Do you ever feel a strange sense of awareness about certain places or people and that a particular experience seems like it duplicates something that happened in the past? The problem is you have no recall of it happening in the past. You could be experiencing déjà vu.
Déjà vu is difficult to describe and even more difficult to study, though it refers to those unusually rare moments when the present suddenly starts feeling like the past. Is it a memory from a dream that causes it? Perhaps a past life memory emerging from deep within our collective psyche? Is it a stream of consciousness left from reincarnation or is déjà vu a psychic phenomenon?
Most psychologists who study memory suggest that because we have source memories for all the things that have ever happened to us and source memories about where they occurred, when we experience déjà vu we may simply be experiencing something familiar in which the source cannot be pin pointed in our memory banks.
What’s so interesting about having a déjà vu is that it is often young people who experience this phenomena the most. It seems peculiar because you would think it would be the opposite, as older people have more memories stored away. Yet from between the ages 6-10 is when experiencing déjà vu begins, with the most occurrences happening between the ages of 15 to 25. Is it not possible that the young are more susceptible to past life transference, or are they tapped into a higher level of consciousness? It’s a common belief that children are more psychic than the average adult, so it makes sense for children to experience more feelings of déjà vu.

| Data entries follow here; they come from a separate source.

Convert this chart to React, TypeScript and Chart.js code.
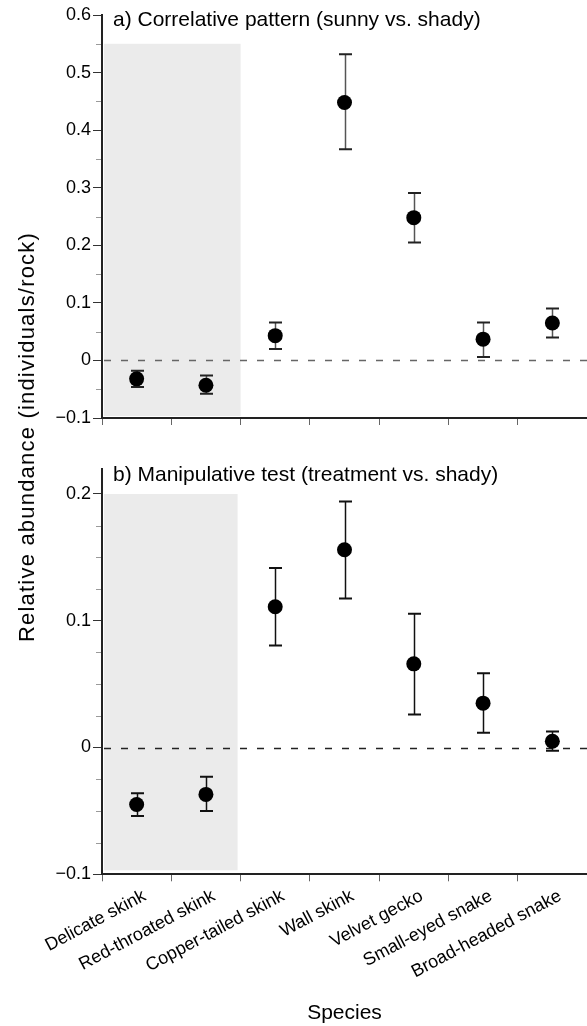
import React, { useEffect, useRef } from 'react';
import { Chart, registerables } from 'chart.js';

Chart.register(...registerables);

const FONT = '"Liberation Sans", Arial, Helvetica, sans-serif';
Chart.defaults.font.family = FONT;

// ---------- data ----------
const species = [
  'Delicate skink',
  'Red-throated skink',
  'Copper-tailed skink',
  'Wall skink',
  'Velvet gecko',
  'Small-eyed snake',
  'Broad-headed snake',
];

// a) correlative pattern (sunny vs. shady)
const correlativeMean = [-0.032, -0.043, 0.043, 0.448, 0.248, 0.037, 0.065];
const correlativeUpper = [-0.018, -0.026, 0.066, 0.532, 0.291, 0.066, 0.09];
const correlativeLower = [-0.046, -0.058, 0.02, 0.367, 0.205, 0.006, 0.04];

// b) manipulative test (treatment vs. shady)
const manipulativeMean = [-0.045, -0.037, 0.111, 0.156, 0.066, 0.035, 0.005];
const manipulativeUpper = [-0.036, -0.023, 0.1415, 0.194, 0.1055, 0.0586, 0.0126];
const manipulativeLower = [-0.054, -0.05, 0.0805, 0.1176, 0.026, 0.0116, -0.0026];

const correlativeTicks = [-0.1, 0, 0.1, 0.2, 0.3, 0.4, 0.5, 0.6];
const manipulativeTicks = [-0.1, 0, 0.1, 0.2];
const correlativeMinorStep = 0.05;
const manipulativeMinorStep = 0.025;

const shadedSpecies = ['Delicate skink', 'Red-throated skink'];
const correlativeShadeTop = 0.55;
const manipulativeShadeTop = 0.2;

const titleA = 'a) Correlative pattern (sunny vs. shady)';
const titleB = 'b) Manipulative test (treatment vs. shady)';
const yTitle = 'Relative abundance (individuals/rock)';
const xTitle = 'Species';

// ---------- helpers ----------
const fmtTick = (v: number) => {
  if (Math.abs(v) < 1e-9) return '0';
  const s = Math.abs(v).toFixed(1);
  return v < 0 ? '\u2212' + s : s;
};

type PanelCfg = {
  mean: number[];
  upper: number[];
  lower: number[];
  ticks: number[];
  minorStep: number;
  shadeTop: number;
  title: string;
  min: number;
  max: number;
  padTop: number;
  xHeight: number;
  showLabels: boolean;
  barColor: string;
  capColor: string;
  zeroColor: string;
  bandRightInset: number;
  bandBottomInset: number;
  titleY: number;
};

function buildChart(canvas: HTMLCanvasElement, c: PanelCfg) {
  const plugin = {
    id: 'panelDecor',
    beforeDatasetsDraw(chart: any) {
      const { ctx, chartArea, scales } = chart;
      const x = scales.x;
      const y = scales.y;
      ctx.save();
      // shaded band
      const lastIdx = shadedSpecies.length - 1;
      const right =
        (x.getPixelForValue(lastIdx) + x.getPixelForValue(lastIdx + 1)) / 2 - c.bandRightInset;
      const top = y.getPixelForValue(c.shadeTop);
      const bottom = chartArea.bottom - c.bandBottomInset;
      ctx.fillStyle = '#ebebeb';
      ctx.fillRect(chartArea.left + 2, top, right - chartArea.left - 2, bottom - top);
      // zero line
      const y0 = Math.round(y.getPixelForValue(0)) + 0.5;
      ctx.setLineDash([7, 10]);
      ctx.strokeStyle = c.zeroColor;
      ctx.lineWidth = 1.5;
      ctx.beginPath();
      ctx.moveTo(chartArea.left + 2, y0);
      ctx.lineTo(chartArea.right, y0);
      ctx.stroke();
      ctx.setLineDash([]);
      // error bars
      for (let i = 0; i < species.length; i++) {
        const xp = Math.round(x.getPixelForValue(i)) + 0.5;
        const yu = y.getPixelForValue(c.upper[i]);
        const yl = y.getPixelForValue(c.lower[i]);
        ctx.strokeStyle = c.barColor;
        ctx.lineWidth = 1.5;
        ctx.beginPath();
        ctx.moveTo(xp, yu);
        ctx.lineTo(xp, yl);
        ctx.stroke();
        ctx.strokeStyle = c.capColor;
        ctx.lineWidth = 2;
        ctx.beginPath();
        ctx.moveTo(xp - 6.5, yu);
        ctx.lineTo(xp + 6.5, yu);
        ctx.moveTo(xp - 6.5, yl);
        ctx.lineTo(xp + 6.5, yl);
        ctx.stroke();
      }
      ctx.restore();
    },
    afterDraw(chart: any) {
      const { ctx, chartArea, scales } = chart;
      const y = scales.y;
      ctx.save();
      // minor ticks
      ctx.strokeStyle = '#9a9a9a';
      ctx.lineWidth = 1;
      const n = Math.round((c.max - c.min) / c.minorStep);
      for (let k = 0; k <= n; k++) {
        const v = c.min + k * c.minorStep;
        if (c.ticks.some((t) => Math.abs(t - v) < 1e-9)) continue;
        if (v > c.max + 1e-9) continue;
        const yp = Math.round(y.getPixelForValue(v)) + 0.5;
        ctx.beginPath();
        ctx.moveTo(chartArea.left - 6, yp);
        ctx.lineTo(chartArea.left - 1, yp);
        ctx.stroke();
      }
      // panel title
      ctx.fillStyle = '#000';
      ctx.font = '21px ' + FONT;
      ctx.textAlign = 'left';
      ctx.textBaseline = 'middle';
      ctx.fillText(c.title, chartArea.left + 11, c.titleY);
      ctx.restore();
    },
  };

  return new Chart(canvas, {
    type: 'line',
    data: {
      labels: species,
      datasets: [
        {
          data: c.mean,
          showLine: false,
          pointRadius: 7.5,
          pointHoverRadius: 7.5,
          pointBackgroundColor: '#000',
          pointBorderColor: '#000',
          pointBorderWidth: 0,
          clip: false,
        },
      ],
    },
    options: {
      responsive: false,
      maintainAspectRatio: false,
      animation: false,
      events: [],
      layout: { autoPadding: false, padding: { top: c.padTop, left: 0, right: 0, bottom: 0 } },
      plugins: { legend: { display: false }, tooltip: { enabled: false }, title: { display: false } },
      scales: {
        x: {
          type: 'category',
          offset: true,
          grid: {
            offset: true,
            drawOnChartArea: false,
            drawTicks: true,
            tickLength: 7,
            tickColor: '#666',
            tickWidth: 1,
          },
          border: { display: true, color: '#222', width: 2 },
          ticks: {
            display: c.showLabels,
            autoSkip: false,
            minRotation: 28,
            maxRotation: 28,
            labelOffset: 8,
            padding: 4,
            color: '#000',
            font: { size: 18, family: FONT },
          },
          title: {
            display: c.showLabels,
            text: xTitle,
            color: '#000',
            font: { size: 21, family: FONT },
            padding: { top: 0, bottom: 0 },
          },
          afterFit: (s: any) => {
            s.height = c.xHeight;
          },
        },
        y: {
          type: 'linear',
          min: c.min,
          max: c.max,
          afterBuildTicks: (s: any) => {
            s.ticks = c.ticks.map((v) => ({ value: v }));
          },
          grid: {
            drawOnChartArea: false,
            drawTicks: true,
            tickLength: 9,
            tickColor: '#333',
            tickWidth: 1,
          },
          border: { display: true, color: '#222', width: 2 },
          ticks: {
            padding: 2,
            color: '#000',
            font: { size: 18, family: FONT },
            callback: (v: any) => fmtTick(Number(v)),
          },
          afterFit: (s: any) => {
            s.width = 102;
          },
        },
      },
    },
    plugins: [plugin],
  } as any);
}

export default function App() {
  const topRef = useRef<HTMLCanvasElement>(null);
  const botRef = useRef<HTMLCanvasElement>(null);

  useEffect(() => {
    const a = buildChart(topRef.current!, {
      mean: correlativeMean,
      upper: correlativeUpper,
      lower: correlativeLower,
      ticks: correlativeTicks,
      minorStep: correlativeMinorStep,
      shadeTop: correlativeShadeTop,
      title: titleA,
      min: -0.1,
      max: 0.6,
      padTop: 15,
      xHeight: 22,
      showLabels: false,
      barColor: '#555',
      capColor: '#222',
      zeroColor: '#666',
      bandRightInset: 0,
      bandBottomInset: 2,
      titleY: 20,
    });
    const b = buildChart(botRef.current!, {
      mean: manipulativeMean,
      upper: manipulativeUpper,
      lower: manipulativeLower,
      ticks: manipulativeTicks,
      minorStep: manipulativeMinorStep,
      shadeTop: manipulativeShadeTop,
      title: titleB,
      min: -0.1,
      max: 0.22,
      padTop: 28.6,
      xHeight: 151.7,
      showLabels: true,
      barColor: '#111',
      capColor: '#111',
      zeroColor: '#222',
      bandRightInset: 3,
      bandBottomInset: 4,
      titleY: 35,
    });
    return () => {
      a.destroy();
      b.destroy();
    };
  }, []);

  return (
    <div
      style={{
        position: 'absolute',
        left: 0,
        top: 0,
        width: 587,
        height: 1026,
        background: '#fff',
        overflow: 'hidden',
      }}
    >
      <canvas
        ref={topRef}
        width={587}
        height={440}
        style={{ position: 'absolute', left: 0, top: 0, width: 587, height: 440 }}
      />
      <canvas
        ref={botRef}
        width={587}
        height={586}
        style={{ position: 'absolute', left: 0, top: 440, width: 587, height: 586 }}
      />
      <div
        style={{
          position: 'absolute',
          left: 27,
          top: 437,
          transform: 'translate(-50%, -50%) rotate(-90deg)',
          whiteSpace: 'nowrap',
          fontFamily: FONT,
          fontSize: 22,
          letterSpacing: 1.2,
          color: '#000',
          lineHeight: 1,
        }}
      >
        {yTitle}
      </div>
    </div>
  );
}
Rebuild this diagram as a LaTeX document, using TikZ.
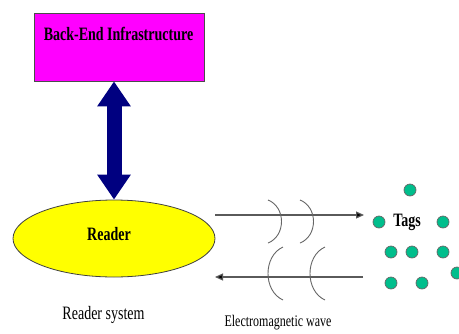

Déjà vu could be considered a precognitive response. It is your brain’s way of letting you know that you are familiar with a certain situation but it also acts as a warning that something might not be right. Déjà vu researchers claim that people with epilepsy often report the feeling of déjà vu right before they have a seizure. The brain sends signals to other parts of the brain that possibly triggers a memory response from previous attacks. Because an epileptic usually cannot remember their seizures, they are left with the same feeling as someone who experiences a familiar object or scene but doesn’t know why.
Whatever the cause, people around the world who claim to have feelings of déjà vu often report having other psychic abilities as well, including precognition. Though most psychics believe that the two are separate abilities and not related to one another, they are both still common in those with highly developed intuition.
As a Boston Psychic, I do occasionally experience déjà vu. My most recent experience was in Boston’s Chinatown. I stopped at a stand and was just about to place my order for chicken fried rice. Suddenly, I had an eerie sense that I’d done that exact same thing before at this exact same spot even though I’d never been there before. My first thought was I must be connecting with one of my past lives.
So if you ever get a weird feeling that you’ve experienced a moment in time before, or sense a familiarity in a new place, you may not only be experiencing déjà vu, you could be opening yourself to a higher level of psychic awareness.